*Exercise objective:* Leaving the pictures aside, transcribe every line below exactly.

────────────────

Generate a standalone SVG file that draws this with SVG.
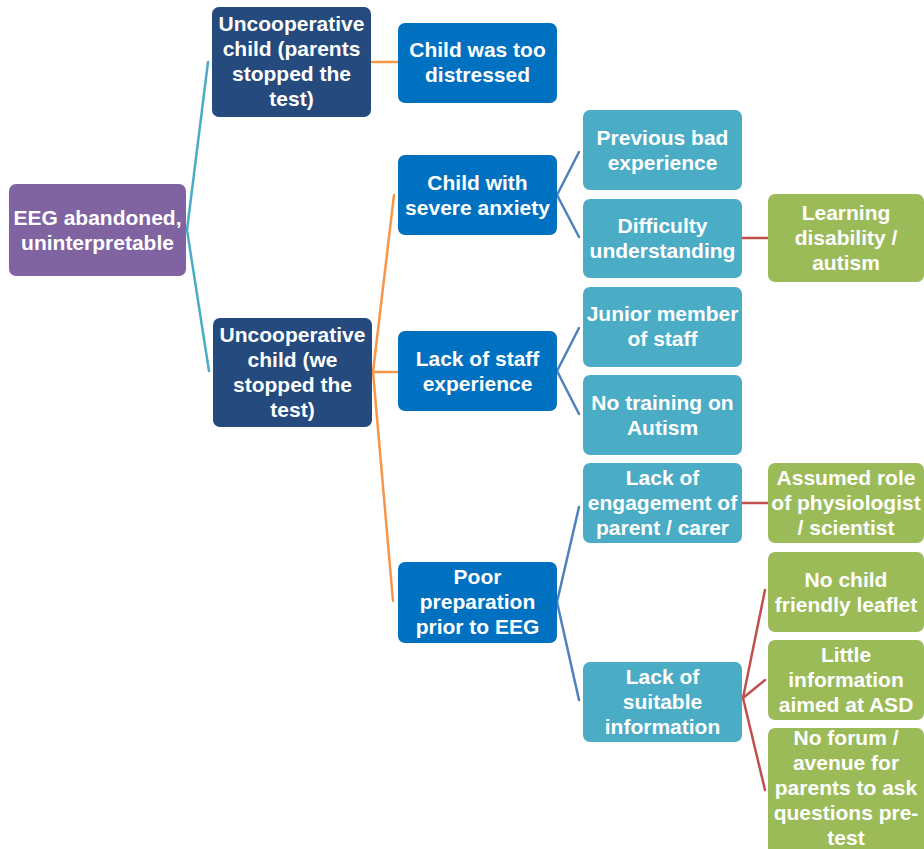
<svg xmlns="http://www.w3.org/2000/svg" width="924" height="849" viewBox="0 0 924 849">
<style>
text{font-family:"Liberation Sans",Arial,sans-serif;font-weight:bold;font-size:21px;fill:#ffffff;text-anchor:middle}
.box{stroke:none}
.root{fill:#8064a2}.l1{fill:#244a7e}.l2{fill:#0070c0}.l3{fill:#4bacc6}.l4{fill:#9bbb59}
.c{fill:none;stroke-width:2.5;stroke-linecap:round;stroke-linejoin:round}
.teal{stroke:#4bacc6}.orange{stroke:#f79646}.blue{stroke:#4f81bd}.red{stroke:#c0504d}
</style>
<rect width="924" height="849" fill="#ffffff"/>
<g id="connectors">
<path class="c teal" d="M208,62 L187,230 L209,371"/>
<path class="c orange" d="M372,62 L398,62"/>
<path class="c orange" d="M394,195 L373,372 L393,601"/>
<path class="c orange" d="M373,372 L398,372"/>
<path class="c blue" d="M579,152 L557,195 L579,237"/>
<path class="c blue" d="M579,328 L557,371 L579,414"/>
<path class="c blue" d="M579,507 L557,602 L579,700"/>
<path class="c red" d="M742,238 L768,238"/>
<path class="c red" d="M742,503 L768,503"/>
<path class="c red" d="M765,590 L743,698 L765,790"/>
<path class="c red" d="M743,698 L765,680"/>
</g>
<g id="n_root"><rect class="box root" x="9" y="184" width="177" height="92" rx="7"/>
<text x="97.5" y="225">EEG abandoned,</text><text x="97.5" y="250">uninterpretable</text></g>
<g id="n_parents"><rect class="box l1" x="212" y="7" width="159" height="110" rx="7"/>
<text x="291.5" y="31">Uncooperative</text><text x="291.5" y="56">child (parents</text><text x="291.5" y="81">stopped the</text><text x="291.5" y="106">test)</text></g>
<g id="n_we"><rect class="box l1" x="213" y="318" width="159" height="109" rx="7"/>
<text x="292.5" y="342">Uncooperative</text><text x="292.5" y="367">child (we</text><text x="292.5" y="392">stopped the</text><text x="292.5" y="417">test)</text></g>
<g id="n_distressed"><rect class="box l2" x="398" y="23" width="159" height="80" rx="7"/>
<text x="477.5" y="57">Child was too</text><text x="477.5" y="82">distressed</text></g>
<g id="n_anxiety"><rect class="box l2" x="398" y="155" width="159" height="80" rx="7"/>
<text x="477.5" y="190">Child with</text><text x="477.5" y="215">severe anxiety</text></g>
<g id="n_staff"><rect class="box l2" x="398" y="331" width="159" height="80" rx="7"/>
<text x="477.5" y="366">Lack of staff</text><text x="477.5" y="391">experience</text></g>
<g id="n_prep"><rect class="box l2" x="398" y="562" width="159" height="81" rx="7"/>
<text x="477.5" y="584">Poor</text><text x="477.5" y="609">preparation</text><text x="477.5" y="634">prior to EEG</text></g>
<g id="n_previous"><rect class="box l3" x="583" y="110" width="159" height="80" rx="7"/>
<text x="662.5" y="145">Previous bad</text><text x="662.5" y="170">experience</text></g>
<g id="n_difficulty"><rect class="box l3" x="583" y="199" width="159" height="79" rx="7"/>
<text x="662.5" y="233">Difficulty</text><text x="662.5" y="258">understanding</text></g>
<g id="n_junior"><rect class="box l3" x="583" y="287" width="159" height="80" rx="7"/>
<text x="662.5" y="321">Junior member</text><text x="662.5" y="346">of staff</text></g>
<g id="n_training"><rect class="box l3" x="583" y="375" width="159" height="80" rx="7"/>
<text x="662.5" y="410">No training on</text><text x="662.5" y="435">Autism</text></g>
<g id="n_engagement"><rect class="box l3" x="583" y="463" width="159" height="80" rx="7"/>
<text x="662.5" y="485">Lack of</text><text x="662.5" y="510">engagement of</text><text x="662.5" y="535">parent / carer</text></g>
<g id="n_suitable"><rect class="box l3" x="583" y="662" width="159" height="80" rx="7"/>
<text x="662.5" y="684">Lack of</text><text x="662.5" y="709">suitable</text><text x="662.5" y="734">information</text></g>
<g id="n_learning"><rect class="box l4" x="768" y="194" width="156" height="88" rx="7"/>
<text x="846" y="220">Learning</text><text x="846" y="245">disability /</text><text x="846" y="270">autism</text></g>
<g id="n_assumed"><rect class="box l4" x="768" y="463" width="156" height="80" rx="7"/>
<text x="846" y="485">Assumed role</text><text x="846" y="510">of physiologist</text><text x="846" y="535">/ scientist</text></g>
<g id="n_leaflet"><rect class="box l4" x="768" y="552" width="156" height="80" rx="7"/>
<text x="846" y="587">No child</text><text x="846" y="612">friendly leaflet</text></g>
<g id="n_asd"><rect class="box l4" x="768" y="640" width="156" height="80" rx="7"/>
<text x="846" y="662">Little</text><text x="846" y="687">information</text><text x="846" y="712">aimed at ASD</text></g>
<g id="n_forum"><rect class="box l4" x="768" y="728" width="156" height="130" rx="7"/>
<text x="846" y="745">No forum /</text><text x="846" y="770">avenue for</text><text x="846" y="795">parents to ask</text><text x="846" y="820">questions pre-</text><text x="846" y="845">test</text></g>
</svg>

────────────────

*Task answer:*
Generate a standalone SVG file that draws this with SVG.
<svg xmlns="http://www.w3.org/2000/svg" width="924" height="849" viewBox="0 0 924 849">
<style>
text{font-family:"Liberation Sans",Arial,sans-serif;font-weight:bold;font-size:21px;fill:#ffffff;text-anchor:middle}
.box{stroke:none}
.root{fill:#8064a2}.l1{fill:#244a7e}.l2{fill:#0070c0}.l3{fill:#4bacc6}.l4{fill:#9bbb59}
.c{fill:none;stroke-width:2.5;stroke-linecap:round;stroke-linejoin:round}
.teal{stroke:#4bacc6}.orange{stroke:#f79646}.blue{stroke:#4f81bd}.red{stroke:#c0504d}
</style>
<rect width="924" height="849" fill="#ffffff"/>
<g id="connectors">
<path class="c teal" d="M208,62 L187,230 L209,371"/>
<path class="c orange" d="M372,62 L398,62"/>
<path class="c orange" d="M394,195 L373,372 L393,601"/>
<path class="c orange" d="M373,372 L398,372"/>
<path class="c blue" d="M579,152 L557,195 L579,237"/>
<path class="c blue" d="M579,328 L557,371 L579,414"/>
<path class="c blue" d="M579,507 L557,602 L579,700"/>
<path class="c red" d="M742,238 L768,238"/>
<path class="c red" d="M742,503 L768,503"/>
<path class="c red" d="M765,590 L743,698 L765,790"/>
<path class="c red" d="M743,698 L765,680"/>
</g>
<g id="n_root"><rect class="box root" x="9" y="184" width="177" height="92" rx="7"/>
<text x="97.5" y="225">EEG abandoned,</text><text x="97.5" y="250">uninterpretable</text></g>
<g id="n_parents"><rect class="box l1" x="212" y="7" width="159" height="110" rx="7"/>
<text x="291.5" y="31">Uncooperative</text><text x="291.5" y="56">child (parents</text><text x="291.5" y="81">stopped the</text><text x="291.5" y="106">test)</text></g>
<g id="n_we"><rect class="box l1" x="213" y="318" width="159" height="109" rx="7"/>
<text x="292.5" y="342">Uncooperative</text><text x="292.5" y="367">child (we</text><text x="292.5" y="392">stopped the</text><text x="292.5" y="417">test)</text></g>
<g id="n_distressed"><rect class="box l2" x="398" y="23" width="159" height="80" rx="7"/>
<text x="477.5" y="57">Child was too</text><text x="477.5" y="82">distressed</text></g>
<g id="n_anxiety"><rect class="box l2" x="398" y="155" width="159" height="80" rx="7"/>
<text x="477.5" y="190">Child with</text><text x="477.5" y="215">severe anxiety</text></g>
<g id="n_staff"><rect class="box l2" x="398" y="331" width="159" height="80" rx="7"/>
<text x="477.5" y="366">Lack of staff</text><text x="477.5" y="391">experience</text></g>
<g id="n_prep"><rect class="box l2" x="398" y="562" width="159" height="81" rx="7"/>
<text x="477.5" y="584">Poor</text><text x="477.5" y="609">preparation</text><text x="477.5" y="634">prior to EEG</text></g>
<g id="n_previous"><rect class="box l3" x="583" y="110" width="159" height="80" rx="7"/>
<text x="662.5" y="145">Previous bad</text><text x="662.5" y="170">experience</text></g>
<g id="n_difficulty"><rect class="box l3" x="583" y="199" width="159" height="79" rx="7"/>
<text x="662.5" y="233">Difficulty</text><text x="662.5" y="258">understanding</text></g>
<g id="n_junior"><rect class="box l3" x="583" y="287" width="159" height="80" rx="7"/>
<text x="662.5" y="321">Junior member</text><text x="662.5" y="346">of staff</text></g>
<g id="n_training"><rect class="box l3" x="583" y="375" width="159" height="80" rx="7"/>
<text x="662.5" y="410">No training on</text><text x="662.5" y="435">Autism</text></g>
<g id="n_engagement"><rect class="box l3" x="583" y="463" width="159" height="80" rx="7"/>
<text x="662.5" y="485">Lack of</text><text x="662.5" y="510">engagement of</text><text x="662.5" y="535">parent / carer</text></g>
<g id="n_suitable"><rect class="box l3" x="583" y="662" width="159" height="80" rx="7"/>
<text x="662.5" y="684">Lack of</text><text x="662.5" y="709">suitable</text><text x="662.5" y="734">information</text></g>
<g id="n_learning"><rect class="box l4" x="768" y="194" width="156" height="88" rx="7"/>
<text x="846" y="220">Learning</text><text x="846" y="245">disability /</text><text x="846" y="270">autism</text></g>
<g id="n_assumed"><rect class="box l4" x="768" y="463" width="156" height="80" rx="7"/>
<text x="846" y="485">Assumed role</text><text x="846" y="510">of physiologist</text><text x="846" y="535">/ scientist</text></g>
<g id="n_leaflet"><rect class="box l4" x="768" y="552" width="156" height="80" rx="7"/>
<text x="846" y="587">No child</text><text x="846" y="612">friendly leaflet</text></g>
<g id="n_asd"><rect class="box l4" x="768" y="640" width="156" height="80" rx="7"/>
<text x="846" y="662">Little</text><text x="846" y="687">information</text><text x="846" y="712">aimed at ASD</text></g>
<g id="n_forum"><rect class="box l4" x="768" y="728" width="156" height="130" rx="7"/>
<text x="846" y="745">No forum /</text><text x="846" y="770">avenue for</text><text x="846" y="795">parents to ask</text><text x="846" y="820">questions pre-</text><text x="846" y="845">test</text></g>
</svg>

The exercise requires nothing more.